“Ownership” is the difference between having employees who care and those who are just along for the ride.
Jim Haskett, Harvard business School professor emeritus, hosts lively conversations around current research he and his colleagues have done. The comment period is roughly two weeks and the ideas/comments are as interesting as Haskett’s original post.
Are Employees Becoming Job ‘Renters’ Instead of ‘Owners’? is the most recent and is critical to any manager looking to foster an engaged workforce.
In our work, we found that an “owner”—either a loyal employee or customer who takes responsibility for improving relationships, products, and processes as well as referring new employee candidates or customers—can be worth more than a hundred “renters—”those who are only involved with the organization to complete one or more transactions.
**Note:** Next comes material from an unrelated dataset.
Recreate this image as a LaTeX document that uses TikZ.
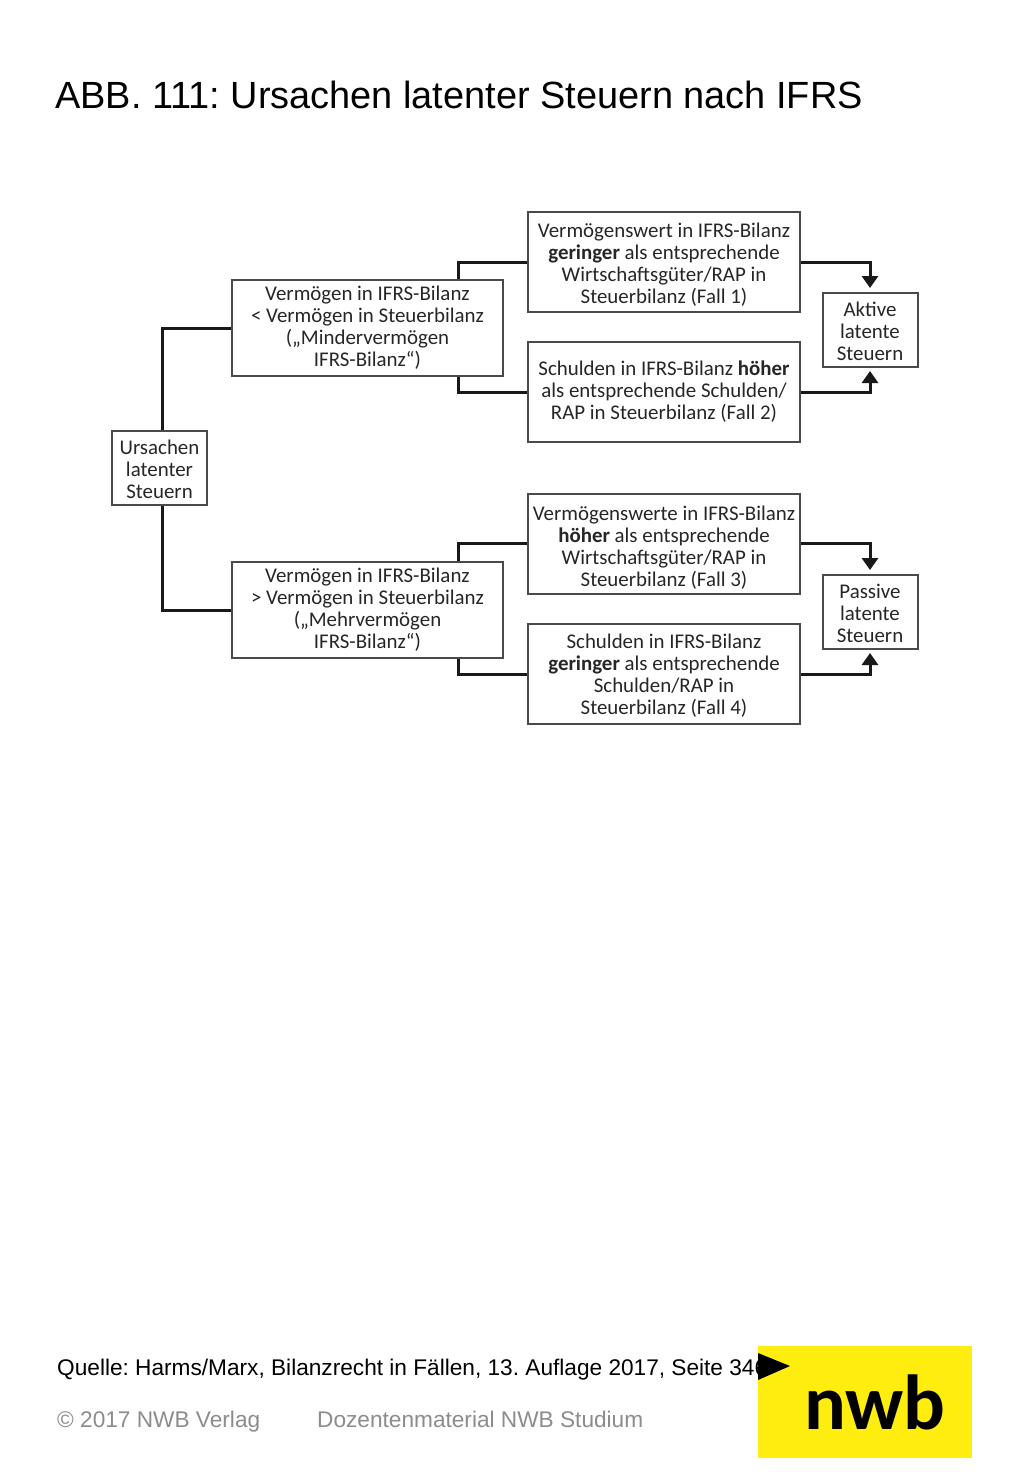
\documentclass[tikz,border=0pt]{standalone}
\usepackage{fontspec}
\usepackage{xcolor}
\usetikzlibrary{arrows.meta}
\setmainfont{Liberation Sans}
\newfontfamily\boxfont{Carlito}
\definecolor{nwbyellow}{HTML}{FFED10}
\definecolor{footgray}{HTML}{8C8C8C}
\definecolor{boxgray}{HTML}{4A4A4A}
\frenchspacing
\begin{document}
\begin{tikzpicture}[x=1pt,y=-1pt,
    box/.style={draw=boxgray,line width=2pt,fill=white,inner sep=0pt,align=center,text=black!85,
        font=\boxfont\fontsize{20.9}{22}\selectfont},
    smallbox/.style={box,minimum width=95pt,minimum height=74pt},
    midbox/.style={box,minimum width=271pt,minimum height=96pt},
    casebox/.style={box,minimum width=272pt,minimum height=100pt},
    line/.style={line width=3pt,black!90},
    arrow/.style={line,-{Triangle[length=12pt,width=16pt]}}]
    \useasboundingbox (0,0) rectangle (1024,1479);

    % Add title
    \node[anchor=base west,inner sep=0pt,font=\fontsize{37.9}{40}\selectfont] (title) at (55,109) {ABB. 111: Ursachen latenter Steuern nach IFRS};

    % Draw boxes
    \node[smallbox] (ursachen) at (159.5,468) {\rule{0pt}{17pt}Ursachen\\latenter\\Steuern};
    \node[midbox] (minder) at (367.5,328) {Vermögen in IFRS-Bilanz\\< Vermögen in Steuerbilanz\\(„Mindervermögen\\IFRS-Bilanz“)};
    \node[midbox] (mehr) at (367.5,610) {Vermögen in IFRS-Bilanz\\> Vermögen in Steuerbilanz\\(„Mehrvermögen\\IFRS-Bilanz“)};
    \node[casebox] (fall1) at (664,262) {\rule{0pt}{19pt}Vermögenswert in IFRS-Bilanz\\\textbf{geringer} als entsprechende\\Wirtschaftsgüter/RAP in\\Steuerbilanz (Fall 1)};
    \node[casebox] (fall2) at (664,392) {Schulden in IFRS-Bilanz \textbf{höher}\\als entsprechende Schulden/\\RAP in Steuerbilanz (Fall 2)};
    \node[casebox] (fall3) at (664,543.5) {\rule{0pt}{23pt}Vermögenswerte in IFRS-Bilanz\\\textbf{höher} als entsprechende\\Wirtschaftsgüter/RAP in\\Steuerbilanz (Fall 3)};
    \node[casebox] (fall4) at (664,674) {\rule{0pt}{17pt}Schulden in IFRS-Bilanz\\\textbf{geringer} als entsprechende\\Schulden/RAP in\\Steuerbilanz (Fall 4)};
    \node[smallbox] (aktiv) at (870,330) {\rule{0pt}{17pt}Aktive\\latente\\Steuern};
    \node[smallbox] (passiv) at (870,612) {\rule{0pt}{17pt}Passive\\latente\\Steuern};

    % Add connectors
    \draw[line] ([xshift=2.5pt]ursachen.north) |- (minder.west);
    \draw[line] ([xshift=2.5pt]ursachen.south) |- (mehr.west);
    \foreach \mid/\upper/\lower in {minder/fall1/fall2,mehr/fall3/fall4}
    {
        \draw[line] ([xshift=91pt]\mid.north) |- (\upper.west);
        \draw[line] ([xshift=91pt]\mid.south) |- (\lower.west);
    }

    % Add arrows
    \draw[arrow] (fall1.east) -| ([yshift=4pt]aktiv.north);
    \draw[arrow] (fall2.east) -| ([yshift=-3pt]aktiv.south);
    \draw[arrow] (fall3.east) -| ([yshift=4pt]passiv.north);
    \draw[arrow] (fall4.east) -| ([yshift=-3pt]passiv.south);

    % Add footer
    \node[anchor=base west,inner sep=0pt,font=\fontsize{22.65}{24}\selectfont] (quelle) at (57,1375) {Quelle: Harms/Marx, Bilanzrecht in Fällen, 13. Auflage 2017, Seite 346};
    \node[anchor=base west,inner sep=0pt,text=footgray,font=\fontsize{22.65}{24}\selectfont] (verlag) at (57,1427) {© 2017 NWB Verlag};
    \node[anchor=base west,inner sep=0pt,text=footgray,font=\fontsize{22.65}{24}\selectfont] (studium) at (317,1427) {Dozentenmaterial NWB Studium};

    % Add logo
    \node[fill=nwbyellow,inner sep=0pt,minimum width=214pt,minimum height=112pt] (logo) at (865,1402) {};
    \node[anchor=base,inner sep=0pt,font=\boxfont\bfseries\fontsize{78}{78}\selectfont] (nwb) at (875,1429) {nwb};
    \fill[black] (758,1353) -- (790,1366) -- (758,1380) -- cycle;
\end{tikzpicture}
\end{document}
Think about it; why would Uber drivers care about the company — to use Haskett’s terms, they rent the job.
It isn’t just the so-called on-demand jobs that hire renters. There are plenty of them in full-time positions and, surprisingly, even in companies such as Google and Facebook.
In a recent Golden Oldie we considered the truism that “you get what you give” when it comes to respect and that’s true about most things.
Another old saying is also very true — people don’t quit companies, they quit managers.
In companies with “real” jobs, it’s the managers who determine whether employees are owners or renters.